====== Data shown
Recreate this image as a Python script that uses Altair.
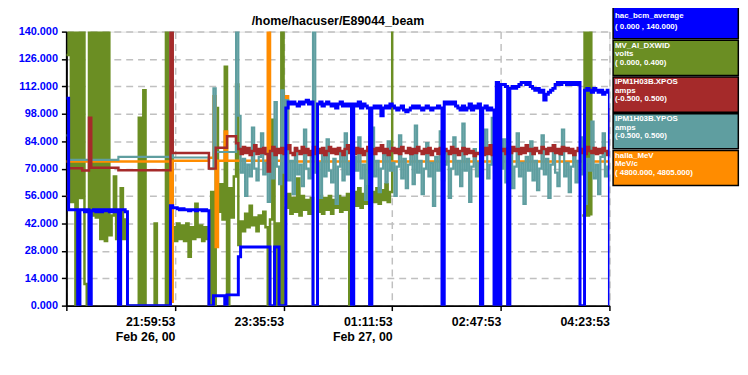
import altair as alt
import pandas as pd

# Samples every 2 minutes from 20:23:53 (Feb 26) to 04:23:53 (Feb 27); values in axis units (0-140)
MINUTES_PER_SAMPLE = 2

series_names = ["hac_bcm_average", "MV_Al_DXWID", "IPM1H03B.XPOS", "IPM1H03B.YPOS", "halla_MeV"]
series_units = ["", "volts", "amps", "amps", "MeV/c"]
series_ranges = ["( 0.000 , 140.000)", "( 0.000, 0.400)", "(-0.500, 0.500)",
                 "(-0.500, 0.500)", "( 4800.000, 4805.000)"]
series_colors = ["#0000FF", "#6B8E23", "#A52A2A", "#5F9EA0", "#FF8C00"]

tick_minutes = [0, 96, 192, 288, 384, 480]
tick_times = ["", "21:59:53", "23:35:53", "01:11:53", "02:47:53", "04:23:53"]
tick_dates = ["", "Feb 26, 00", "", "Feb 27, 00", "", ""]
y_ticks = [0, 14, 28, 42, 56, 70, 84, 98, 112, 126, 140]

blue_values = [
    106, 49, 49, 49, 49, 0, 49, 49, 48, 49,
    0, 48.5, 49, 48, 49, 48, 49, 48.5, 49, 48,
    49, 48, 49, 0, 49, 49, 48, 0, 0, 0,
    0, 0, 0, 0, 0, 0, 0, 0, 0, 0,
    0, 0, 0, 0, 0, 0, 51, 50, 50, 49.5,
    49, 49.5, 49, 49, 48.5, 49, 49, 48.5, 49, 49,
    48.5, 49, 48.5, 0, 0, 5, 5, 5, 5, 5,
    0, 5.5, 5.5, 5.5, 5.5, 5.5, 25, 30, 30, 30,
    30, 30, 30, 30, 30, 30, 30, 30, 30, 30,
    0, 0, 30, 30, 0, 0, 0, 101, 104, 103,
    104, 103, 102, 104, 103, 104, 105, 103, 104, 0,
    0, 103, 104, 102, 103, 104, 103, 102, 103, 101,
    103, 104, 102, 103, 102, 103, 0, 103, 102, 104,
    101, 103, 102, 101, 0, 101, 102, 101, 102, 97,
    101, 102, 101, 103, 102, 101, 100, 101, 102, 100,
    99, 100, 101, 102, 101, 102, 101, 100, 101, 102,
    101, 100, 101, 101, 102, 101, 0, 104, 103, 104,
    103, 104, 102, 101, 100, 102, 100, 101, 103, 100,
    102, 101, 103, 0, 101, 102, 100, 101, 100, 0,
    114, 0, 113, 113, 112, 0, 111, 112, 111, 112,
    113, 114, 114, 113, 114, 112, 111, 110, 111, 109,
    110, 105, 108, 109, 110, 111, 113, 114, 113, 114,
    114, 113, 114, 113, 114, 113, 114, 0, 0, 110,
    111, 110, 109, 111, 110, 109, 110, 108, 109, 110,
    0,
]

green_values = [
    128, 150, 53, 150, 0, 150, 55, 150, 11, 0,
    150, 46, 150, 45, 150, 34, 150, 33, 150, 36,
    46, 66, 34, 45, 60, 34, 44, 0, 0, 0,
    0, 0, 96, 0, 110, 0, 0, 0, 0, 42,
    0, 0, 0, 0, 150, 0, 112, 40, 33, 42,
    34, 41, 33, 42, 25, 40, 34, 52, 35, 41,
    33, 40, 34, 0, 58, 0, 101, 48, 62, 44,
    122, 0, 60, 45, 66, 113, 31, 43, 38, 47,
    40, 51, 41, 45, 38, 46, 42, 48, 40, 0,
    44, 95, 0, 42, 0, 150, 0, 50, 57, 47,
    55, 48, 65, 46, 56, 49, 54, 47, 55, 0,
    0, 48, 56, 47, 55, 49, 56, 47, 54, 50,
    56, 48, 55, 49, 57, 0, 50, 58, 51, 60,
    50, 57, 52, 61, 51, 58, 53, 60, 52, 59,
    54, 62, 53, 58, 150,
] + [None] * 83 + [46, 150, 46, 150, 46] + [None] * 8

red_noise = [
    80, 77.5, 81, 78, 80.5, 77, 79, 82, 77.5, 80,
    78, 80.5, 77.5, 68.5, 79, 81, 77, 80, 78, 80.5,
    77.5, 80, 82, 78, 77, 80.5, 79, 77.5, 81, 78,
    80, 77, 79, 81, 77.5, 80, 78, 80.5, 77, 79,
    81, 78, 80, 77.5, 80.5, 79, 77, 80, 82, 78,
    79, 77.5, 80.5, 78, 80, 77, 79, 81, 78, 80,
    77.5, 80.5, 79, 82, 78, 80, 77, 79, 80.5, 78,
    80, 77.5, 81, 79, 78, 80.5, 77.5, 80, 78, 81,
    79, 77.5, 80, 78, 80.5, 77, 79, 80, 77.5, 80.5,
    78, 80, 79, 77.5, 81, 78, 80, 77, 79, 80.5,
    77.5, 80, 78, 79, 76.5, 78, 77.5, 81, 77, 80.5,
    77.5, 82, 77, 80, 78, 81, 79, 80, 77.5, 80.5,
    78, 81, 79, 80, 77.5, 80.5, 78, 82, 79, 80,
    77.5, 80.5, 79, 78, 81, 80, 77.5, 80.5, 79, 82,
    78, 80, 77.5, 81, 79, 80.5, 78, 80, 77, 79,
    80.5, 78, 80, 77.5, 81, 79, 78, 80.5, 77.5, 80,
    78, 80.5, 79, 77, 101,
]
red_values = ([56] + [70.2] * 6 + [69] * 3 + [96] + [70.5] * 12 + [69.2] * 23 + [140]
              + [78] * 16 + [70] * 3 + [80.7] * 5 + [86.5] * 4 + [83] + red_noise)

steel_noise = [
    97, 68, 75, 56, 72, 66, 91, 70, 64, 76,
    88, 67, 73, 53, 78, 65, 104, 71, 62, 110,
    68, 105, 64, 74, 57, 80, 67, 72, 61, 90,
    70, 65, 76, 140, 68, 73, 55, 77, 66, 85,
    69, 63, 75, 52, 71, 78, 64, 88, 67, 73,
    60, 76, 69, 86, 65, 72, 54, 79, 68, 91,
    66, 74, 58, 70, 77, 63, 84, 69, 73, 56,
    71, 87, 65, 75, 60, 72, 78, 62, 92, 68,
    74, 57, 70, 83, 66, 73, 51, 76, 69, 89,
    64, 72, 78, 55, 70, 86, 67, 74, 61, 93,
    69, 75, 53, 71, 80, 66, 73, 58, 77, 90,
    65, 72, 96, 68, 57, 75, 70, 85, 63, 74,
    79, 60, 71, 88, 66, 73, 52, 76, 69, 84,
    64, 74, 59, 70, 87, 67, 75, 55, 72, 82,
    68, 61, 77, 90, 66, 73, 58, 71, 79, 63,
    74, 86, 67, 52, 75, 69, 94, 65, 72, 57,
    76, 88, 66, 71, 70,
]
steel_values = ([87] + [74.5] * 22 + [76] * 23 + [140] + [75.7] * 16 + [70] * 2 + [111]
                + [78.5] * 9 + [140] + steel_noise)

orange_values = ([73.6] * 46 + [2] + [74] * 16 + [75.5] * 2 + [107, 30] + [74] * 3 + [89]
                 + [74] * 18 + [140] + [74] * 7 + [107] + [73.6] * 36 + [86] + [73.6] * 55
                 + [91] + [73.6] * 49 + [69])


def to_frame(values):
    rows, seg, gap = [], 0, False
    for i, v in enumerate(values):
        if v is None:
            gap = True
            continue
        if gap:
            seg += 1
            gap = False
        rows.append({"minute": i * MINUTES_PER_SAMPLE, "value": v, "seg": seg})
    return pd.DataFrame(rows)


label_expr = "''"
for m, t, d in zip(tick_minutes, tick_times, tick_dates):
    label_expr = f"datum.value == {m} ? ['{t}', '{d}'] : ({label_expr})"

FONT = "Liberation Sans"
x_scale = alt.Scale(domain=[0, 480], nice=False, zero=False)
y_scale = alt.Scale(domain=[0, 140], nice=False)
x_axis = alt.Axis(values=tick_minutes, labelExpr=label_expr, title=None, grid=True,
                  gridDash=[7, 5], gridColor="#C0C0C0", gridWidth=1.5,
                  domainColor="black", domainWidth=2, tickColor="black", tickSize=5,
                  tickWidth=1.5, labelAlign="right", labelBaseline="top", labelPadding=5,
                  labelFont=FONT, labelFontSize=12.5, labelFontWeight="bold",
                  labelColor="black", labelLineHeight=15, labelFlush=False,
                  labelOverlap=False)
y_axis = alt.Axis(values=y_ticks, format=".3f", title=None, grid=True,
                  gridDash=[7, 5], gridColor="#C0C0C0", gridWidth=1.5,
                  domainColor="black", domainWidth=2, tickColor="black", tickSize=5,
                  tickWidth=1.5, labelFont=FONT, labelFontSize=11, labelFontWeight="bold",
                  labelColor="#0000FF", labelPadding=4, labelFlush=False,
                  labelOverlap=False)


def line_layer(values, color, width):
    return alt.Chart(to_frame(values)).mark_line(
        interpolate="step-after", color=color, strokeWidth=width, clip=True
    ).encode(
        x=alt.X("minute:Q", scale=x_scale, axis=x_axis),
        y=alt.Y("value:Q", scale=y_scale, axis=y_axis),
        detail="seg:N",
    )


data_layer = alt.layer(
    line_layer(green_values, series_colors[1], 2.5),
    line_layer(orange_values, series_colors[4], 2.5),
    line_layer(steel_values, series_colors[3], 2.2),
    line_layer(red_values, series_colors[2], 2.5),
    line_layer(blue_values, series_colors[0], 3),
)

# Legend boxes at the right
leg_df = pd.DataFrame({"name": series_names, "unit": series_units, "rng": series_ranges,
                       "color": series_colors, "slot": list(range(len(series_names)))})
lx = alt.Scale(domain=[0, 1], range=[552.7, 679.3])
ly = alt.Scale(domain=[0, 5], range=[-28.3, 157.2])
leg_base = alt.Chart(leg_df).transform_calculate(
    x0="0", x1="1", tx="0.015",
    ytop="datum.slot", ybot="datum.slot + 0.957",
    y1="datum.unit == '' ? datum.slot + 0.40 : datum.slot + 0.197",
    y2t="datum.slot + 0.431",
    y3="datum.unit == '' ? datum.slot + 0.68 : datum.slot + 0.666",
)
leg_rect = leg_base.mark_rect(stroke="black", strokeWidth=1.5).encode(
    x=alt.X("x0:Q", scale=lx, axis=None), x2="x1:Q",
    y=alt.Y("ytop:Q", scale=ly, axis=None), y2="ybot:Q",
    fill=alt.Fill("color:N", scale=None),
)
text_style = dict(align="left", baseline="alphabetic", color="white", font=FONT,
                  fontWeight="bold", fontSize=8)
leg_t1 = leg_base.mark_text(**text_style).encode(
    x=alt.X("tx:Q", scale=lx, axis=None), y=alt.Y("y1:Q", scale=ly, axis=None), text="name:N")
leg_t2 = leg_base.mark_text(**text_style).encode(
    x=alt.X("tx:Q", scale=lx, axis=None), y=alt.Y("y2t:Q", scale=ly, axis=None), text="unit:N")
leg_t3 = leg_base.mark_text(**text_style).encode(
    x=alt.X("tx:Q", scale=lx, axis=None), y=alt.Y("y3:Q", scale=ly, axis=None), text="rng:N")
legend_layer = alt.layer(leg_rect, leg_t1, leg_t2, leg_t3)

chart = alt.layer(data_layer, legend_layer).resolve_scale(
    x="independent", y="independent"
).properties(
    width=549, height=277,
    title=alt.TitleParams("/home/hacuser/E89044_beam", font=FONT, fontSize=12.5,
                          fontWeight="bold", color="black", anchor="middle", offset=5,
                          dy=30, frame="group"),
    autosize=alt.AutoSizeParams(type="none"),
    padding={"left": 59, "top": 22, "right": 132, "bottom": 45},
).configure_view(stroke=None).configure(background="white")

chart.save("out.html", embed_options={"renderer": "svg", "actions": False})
============
====== Data shown
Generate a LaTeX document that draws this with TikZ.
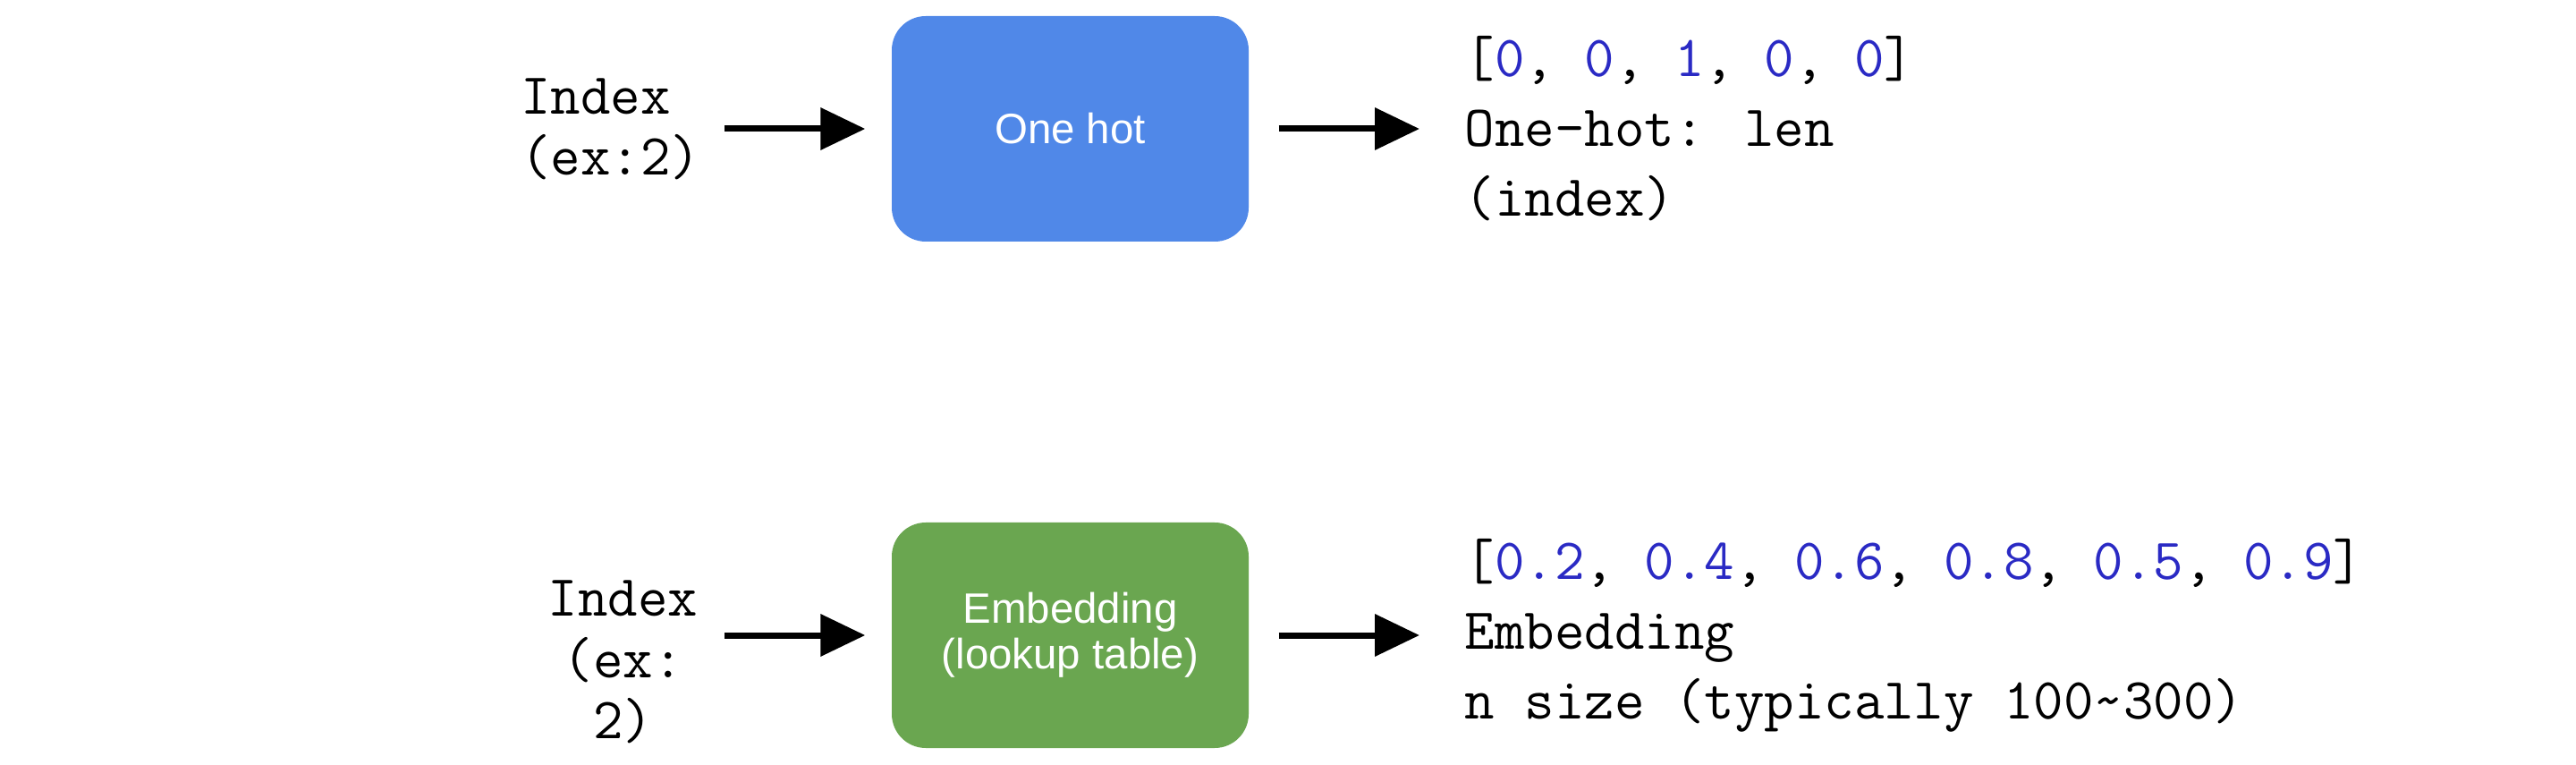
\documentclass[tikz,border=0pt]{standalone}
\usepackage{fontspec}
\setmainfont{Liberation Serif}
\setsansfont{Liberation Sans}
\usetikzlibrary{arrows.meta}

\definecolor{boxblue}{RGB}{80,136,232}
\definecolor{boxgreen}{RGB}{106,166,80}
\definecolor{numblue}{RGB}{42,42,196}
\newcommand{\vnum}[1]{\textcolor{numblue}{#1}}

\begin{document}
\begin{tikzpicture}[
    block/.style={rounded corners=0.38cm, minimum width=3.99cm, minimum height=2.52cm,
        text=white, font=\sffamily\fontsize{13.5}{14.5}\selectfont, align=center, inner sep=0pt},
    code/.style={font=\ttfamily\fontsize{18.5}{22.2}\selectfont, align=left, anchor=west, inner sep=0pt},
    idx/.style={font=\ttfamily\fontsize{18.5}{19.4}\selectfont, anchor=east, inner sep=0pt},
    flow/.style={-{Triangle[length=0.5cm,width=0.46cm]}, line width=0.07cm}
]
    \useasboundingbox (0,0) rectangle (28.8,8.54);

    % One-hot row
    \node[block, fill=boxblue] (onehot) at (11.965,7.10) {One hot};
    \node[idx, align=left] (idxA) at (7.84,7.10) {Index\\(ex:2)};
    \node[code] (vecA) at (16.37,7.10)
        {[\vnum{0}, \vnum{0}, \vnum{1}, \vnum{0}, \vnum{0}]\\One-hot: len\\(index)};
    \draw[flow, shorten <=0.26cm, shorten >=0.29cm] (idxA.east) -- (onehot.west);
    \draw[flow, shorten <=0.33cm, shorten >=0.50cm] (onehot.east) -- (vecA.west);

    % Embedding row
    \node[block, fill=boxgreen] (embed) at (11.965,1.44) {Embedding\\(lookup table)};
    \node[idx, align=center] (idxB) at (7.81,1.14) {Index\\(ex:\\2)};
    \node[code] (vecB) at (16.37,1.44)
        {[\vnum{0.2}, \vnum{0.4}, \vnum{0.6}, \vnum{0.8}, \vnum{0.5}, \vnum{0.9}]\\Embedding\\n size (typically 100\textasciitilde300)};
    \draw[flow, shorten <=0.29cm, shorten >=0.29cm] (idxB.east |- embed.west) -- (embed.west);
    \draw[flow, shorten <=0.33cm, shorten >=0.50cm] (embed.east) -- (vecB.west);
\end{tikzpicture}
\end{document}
============
====== Data shown
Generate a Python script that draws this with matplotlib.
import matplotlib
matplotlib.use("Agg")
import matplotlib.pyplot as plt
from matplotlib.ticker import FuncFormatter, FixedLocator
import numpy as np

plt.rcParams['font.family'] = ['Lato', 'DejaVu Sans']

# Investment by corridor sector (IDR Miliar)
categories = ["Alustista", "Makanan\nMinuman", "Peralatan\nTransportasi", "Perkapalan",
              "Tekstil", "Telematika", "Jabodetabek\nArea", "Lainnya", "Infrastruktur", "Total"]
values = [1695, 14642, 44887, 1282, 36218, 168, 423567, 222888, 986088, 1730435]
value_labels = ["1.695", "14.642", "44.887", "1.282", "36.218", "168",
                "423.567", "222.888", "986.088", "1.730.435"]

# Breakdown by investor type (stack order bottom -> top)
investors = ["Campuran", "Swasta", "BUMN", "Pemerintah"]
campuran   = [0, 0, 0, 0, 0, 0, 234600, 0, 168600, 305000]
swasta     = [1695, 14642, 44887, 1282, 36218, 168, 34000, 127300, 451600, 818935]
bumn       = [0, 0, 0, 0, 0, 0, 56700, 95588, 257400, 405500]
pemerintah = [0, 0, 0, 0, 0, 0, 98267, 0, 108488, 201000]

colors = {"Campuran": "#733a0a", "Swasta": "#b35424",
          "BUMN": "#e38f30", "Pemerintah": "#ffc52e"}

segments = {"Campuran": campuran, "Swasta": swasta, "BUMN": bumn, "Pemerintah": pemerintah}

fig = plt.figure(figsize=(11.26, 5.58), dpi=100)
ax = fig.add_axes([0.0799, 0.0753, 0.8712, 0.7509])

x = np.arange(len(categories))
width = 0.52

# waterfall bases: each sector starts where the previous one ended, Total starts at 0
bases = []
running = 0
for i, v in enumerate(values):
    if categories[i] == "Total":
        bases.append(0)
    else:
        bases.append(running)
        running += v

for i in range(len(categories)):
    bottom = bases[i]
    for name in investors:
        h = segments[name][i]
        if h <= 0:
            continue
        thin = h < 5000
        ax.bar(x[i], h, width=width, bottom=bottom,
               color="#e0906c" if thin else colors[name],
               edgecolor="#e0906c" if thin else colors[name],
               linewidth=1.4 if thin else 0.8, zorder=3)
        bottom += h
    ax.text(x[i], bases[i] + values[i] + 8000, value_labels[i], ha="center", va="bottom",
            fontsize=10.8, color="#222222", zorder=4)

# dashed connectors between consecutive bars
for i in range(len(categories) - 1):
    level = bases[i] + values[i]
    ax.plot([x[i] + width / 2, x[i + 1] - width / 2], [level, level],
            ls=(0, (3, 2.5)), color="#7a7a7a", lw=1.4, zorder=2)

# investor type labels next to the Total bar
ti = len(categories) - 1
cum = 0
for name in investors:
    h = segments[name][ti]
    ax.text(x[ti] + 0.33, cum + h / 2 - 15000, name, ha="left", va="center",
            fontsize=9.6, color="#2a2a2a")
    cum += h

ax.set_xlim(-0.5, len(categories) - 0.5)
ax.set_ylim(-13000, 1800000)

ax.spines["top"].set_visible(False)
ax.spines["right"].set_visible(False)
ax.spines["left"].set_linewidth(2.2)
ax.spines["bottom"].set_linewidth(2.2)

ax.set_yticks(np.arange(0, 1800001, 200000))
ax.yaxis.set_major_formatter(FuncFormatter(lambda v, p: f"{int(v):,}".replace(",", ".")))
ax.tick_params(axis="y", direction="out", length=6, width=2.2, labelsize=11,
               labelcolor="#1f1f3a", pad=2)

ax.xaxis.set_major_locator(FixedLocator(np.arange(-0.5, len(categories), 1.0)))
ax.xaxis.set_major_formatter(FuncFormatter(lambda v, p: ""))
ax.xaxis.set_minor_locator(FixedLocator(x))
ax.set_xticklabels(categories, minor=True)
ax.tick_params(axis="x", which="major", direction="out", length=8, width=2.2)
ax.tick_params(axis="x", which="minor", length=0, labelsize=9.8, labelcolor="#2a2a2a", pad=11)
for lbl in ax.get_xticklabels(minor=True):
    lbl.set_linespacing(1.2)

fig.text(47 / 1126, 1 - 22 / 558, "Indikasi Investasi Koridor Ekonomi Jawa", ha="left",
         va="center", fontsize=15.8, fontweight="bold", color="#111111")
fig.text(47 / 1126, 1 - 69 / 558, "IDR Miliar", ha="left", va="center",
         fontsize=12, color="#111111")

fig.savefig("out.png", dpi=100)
============
### Work to be completed:
Include both the line containing "Generate a LaTeX" and the line containing "(onehot.east) -- (vecA.west);" when you write out everything between them, exactly. Leave the pictures out.

### Exercise output:
Generate a LaTeX document that draws this with TikZ.
\documentclass[tikz,border=0pt]{standalone}
\usepackage{fontspec}
\setmainfont{Liberation Serif}
\setsansfont{Liberation Sans}
\usetikzlibrary{arrows.meta}

\definecolor{boxblue}{RGB}{80,136,232}
\definecolor{boxgreen}{RGB}{106,166,80}
\definecolor{numblue}{RGB}{42,42,196}
\newcommand{\vnum}[1]{\textcolor{numblue}{#1}}

\begin{document}
\begin{tikzpicture}[
    block/.style={rounded corners=0.38cm, minimum width=3.99cm, minimum height=2.52cm,
        text=white, font=\sffamily\fontsize{13.5}{14.5}\selectfont, align=center, inner sep=0pt},
    code/.style={font=\ttfamily\fontsize{18.5}{22.2}\selectfont, align=left, anchor=west, inner sep=0pt},
    idx/.style={font=\ttfamily\fontsize{18.5}{19.4}\selectfont, anchor=east, inner sep=0pt},
    flow/.style={-{Triangle[length=0.5cm,width=0.46cm]}, line width=0.07cm}
]
    \useasboundingbox (0,0) rectangle (28.8,8.54);

    % One-hot row
    \node[block, fill=boxblue] (onehot) at (11.965,7.10) {One hot};
    \node[idx, align=left] (idxA) at (7.84,7.10) {Index\\(ex:2)};
    \node[code] (vecA) at (16.37,7.10)
        {[\vnum{0}, \vnum{0}, \vnum{1}, \vnum{0}, \vnum{0}]\\One-hot: len\\(index)};
    \draw[flow, shorten <=0.26cm, shorten >=0.29cm] (idxA.east) -- (onehot.west);
    \draw[flow, shorten <=0.33cm, shorten >=0.50cm] (onehot.east) -- (vecA.west);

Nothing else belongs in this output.